Enterprise Estonia that distributes EU structural funds to Estonian companies and has recently found to have repeatedly violated rules and regulations governing such financing, says it has re-classified 36 projects that were suspected of having violated state aid rules as aid of minor importance.
Raul Parusk, the new chairman of Enterprise Estonia who took office only this week, said that European Commission allows to grant enterprises up to 200,000 euros in aid that is defined as aid of minor importance.
“The Commission has declared that aid that does not exceed 200,000 euros over three years does not influence trade between the member states nor distort competition,” said Parusk.

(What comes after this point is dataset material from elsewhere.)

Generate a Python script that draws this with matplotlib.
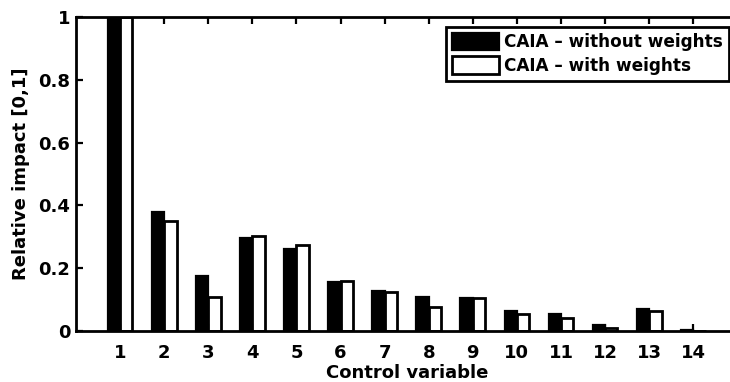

Parusk said that Enterprise Estonia looked at 37 projects which were suspected to have violated state aid rules and decided to re-classify 36 of them as low-importance aid. In once case the amount exceeded 200,000 euros which means some of the aid given to the company is going to be reclaimed.
He said that it was not necessary to obtain the approval of the Finance Ministry to the re-classification.
At the beginning of October, auditors listed 58 projects in the total amount of 8.5 million euros that were suspected to have violated rules on state aid. By EU rules, enterprises are not allowed to receive aid before they have started activities for which they applied.
The former chairman of Enterprise Estonia resigned last week over the damning audit report that the agency has violated funding rules and enterprises that have received millions in EU structural funds were now obliged to repay them.